WHAT IS BEING ASKED | Return the lines that follow, exactly as they appear, from the first through the one containing "ax.yaxis.set_label_coords(-0.067, 0.468)"; no pictures are to be included.

MATERIAL PROVIDED |

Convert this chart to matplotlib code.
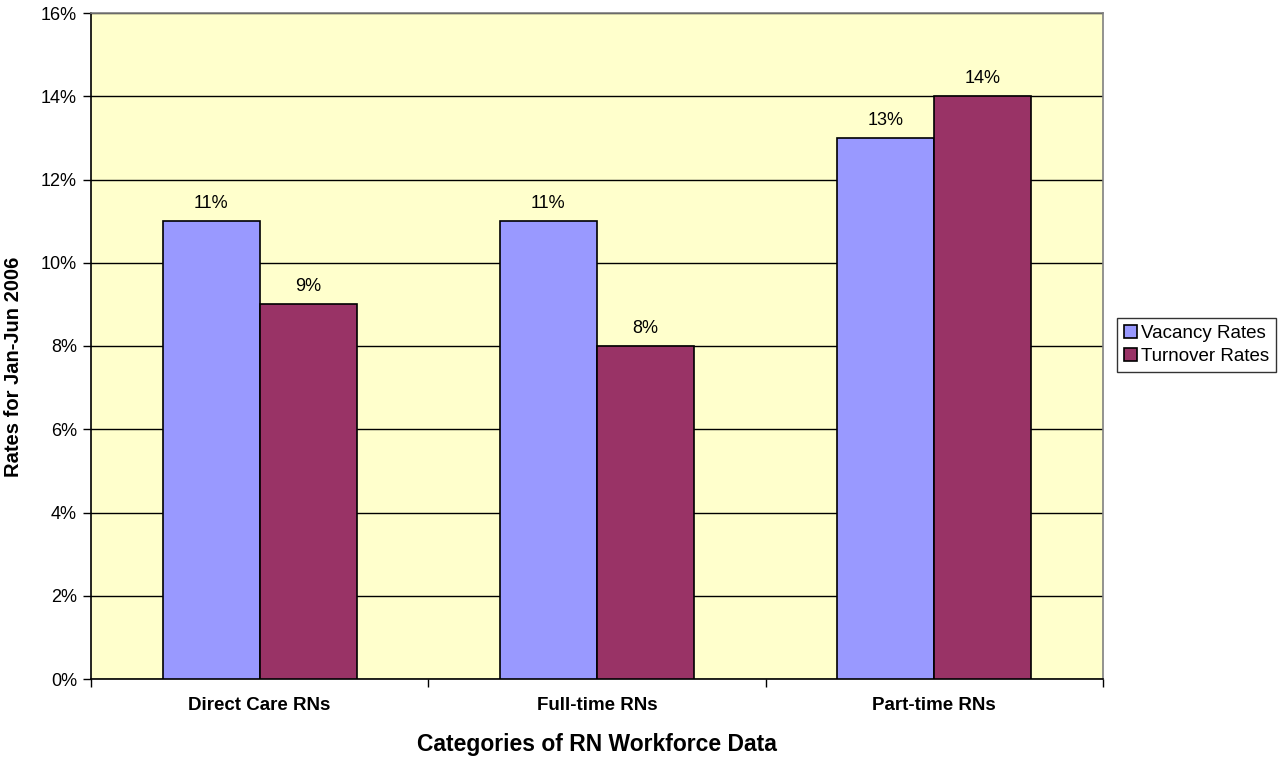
import matplotlib
matplotlib.use("Agg")
import matplotlib.pyplot as plt
import numpy as np
from matplotlib.ticker import FixedLocator, PercentFormatter

categories = ["Direct Care RNs", "Full-time RNs", "Part-time RNs"]
vacancy = [11, 11, 13]
turnover = [9, 8, 14]
series_names = ["Vacancy Rates", "Turnover Rates"]
yticks = [0, 2, 4, 6, 8, 10, 12, 14, 16]

plt.rcParams['font.family'] = ['Liberation Sans', 'DejaVu Sans']

fig = plt.figure(figsize=(12.82, 7.59), dpi=100)
ax = fig.add_axes([91/1282, 80/759, 1012/1282, 666/759])
ax.set_facecolor("#FFFFCC")

x = np.arange(len(categories))
w = 0.288
b1 = ax.bar(x - w/2, vacancy, w, color="#9999FF", edgecolor="black", linewidth=1.2, label=series_names[0], zorder=3)
b2 = ax.bar(x + w/2, turnover, w, color="#993366", edgecolor="black", linewidth=1.2, label=series_names[1], zorder=3)

for bars, vals in ((b1, vacancy), (b2, turnover)):
    for r, v in zip(bars, vals):
        ax.annotate(f"{v}%", (r.get_x() + r.get_width()/2, v), xytext=(0, 9.5),
                    textcoords="offset points", ha="center", va="baseline", fontsize=13)

ax.set_xlim(-0.5, len(categories) - 0.5)
ax.set_ylim(0, 16)
ax.set_yticks(yticks)
ax.yaxis.set_major_formatter(PercentFormatter(decimals=0))
ax.yaxis.grid(True, color="black", linewidth=1, zorder=0)
ax.set_axisbelow(True)

ax.set_xticks(x)
ax.set_xticklabels(categories, fontsize=13.5, fontweight="bold")
ax.xaxis.set_minor_locator(FixedLocator(np.arange(len(categories) + 1) - 0.5))
ax.tick_params(axis="x", which="major", length=0, pad=13)
ax.tick_params(axis="x", which="minor", length=6, width=1, direction="out", color="black")
ax.tick_params(axis="y", length=6, width=1, direction="out", labelsize=13, pad=4)

for s in ("top", "right"):
    ax.spines[s].set_color("#808080")
    ax.spines[s].set_linewidth(1.2)
for s in ("left", "bottom"):
    ax.spines[s].set_color("black")
    ax.spines[s].set_linewidth(1.2)

ax.set_xlabel("Categories of RN Workforce Data", fontsize=16.5, fontweight="bold", labelpad=14)
ax.set_ylabel("Rates for Jan-Jun 2006", fontsize=14.5, fontweight="bold")
ax.yaxis.set_label_coords(-0.067, 0.468)

leg = fig.legend(handles=[b1, b2], labels=series_names, loc="center left",
                 bbox_to_anchor=(1117/1282, 1 - 345/759), frameon=True, fancybox=False,
                 edgecolor="black", fontsize=13.5, handlelength=0.7, handleheight=0.7,
                 handletextpad=0.25, borderpad=0.35, labelspacing=0.35, borderaxespad=0)
leg.get_frame().set_linewidth(1)

fig.savefig("out.png", dpi=100, facecolor="white")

ANSWER |
Convert this chart to matplotlib code.
import matplotlib
matplotlib.use("Agg")
import matplotlib.pyplot as plt
import numpy as np
from matplotlib.ticker import FixedLocator, PercentFormatter

categories = ["Direct Care RNs", "Full-time RNs", "Part-time RNs"]
vacancy = [11, 11, 13]
turnover = [9, 8, 14]
series_names = ["Vacancy Rates", "Turnover Rates"]
yticks = [0, 2, 4, 6, 8, 10, 12, 14, 16]

plt.rcParams['font.family'] = ['Liberation Sans', 'DejaVu Sans']

fig = plt.figure(figsize=(12.82, 7.59), dpi=100)
ax = fig.add_axes([91/1282, 80/759, 1012/1282, 666/759])
ax.set_facecolor("#FFFFCC")

x = np.arange(len(categories))
w = 0.288
b1 = ax.bar(x - w/2, vacancy, w, color="#9999FF", edgecolor="black", linewidth=1.2, label=series_names[0], zorder=3)
b2 = ax.bar(x + w/2, turnover, w, color="#993366", edgecolor="black", linewidth=1.2, label=series_names[1], zorder=3)

for bars, vals in ((b1, vacancy), (b2, turnover)):
    for r, v in zip(bars, vals):
        ax.annotate(f"{v}%", (r.get_x() + r.get_width()/2, v), xytext=(0, 9.5),
                    textcoords="offset points", ha="center", va="baseline", fontsize=13)

ax.set_xlim(-0.5, len(categories) - 0.5)
ax.set_ylim(0, 16)
ax.set_yticks(yticks)
ax.yaxis.set_major_formatter(PercentFormatter(decimals=0))
ax.yaxis.grid(True, color="black", linewidth=1, zorder=0)
ax.set_axisbelow(True)

ax.set_xticks(x)
ax.set_xticklabels(categories, fontsize=13.5, fontweight="bold")
ax.xaxis.set_minor_locator(FixedLocator(np.arange(len(categories) + 1) - 0.5))
ax.tick_params(axis="x", which="major", length=0, pad=13)
ax.tick_params(axis="x", which="minor", length=6, width=1, direction="out", color="black")
ax.tick_params(axis="y", length=6, width=1, direction="out", labelsize=13, pad=4)

for s in ("top", "right"):
    ax.spines[s].set_color("#808080")
    ax.spines[s].set_linewidth(1.2)
for s in ("left", "bottom"):
    ax.spines[s].set_color("black")
    ax.spines[s].set_linewidth(1.2)

ax.set_xlabel("Categories of RN Workforce Data", fontsize=16.5, fontweight="bold", labelpad=14)
ax.set_ylabel("Rates for Jan-Jun 2006", fontsize=14.5, fontweight="bold")
ax.yaxis.set_label_coords(-0.067, 0.468)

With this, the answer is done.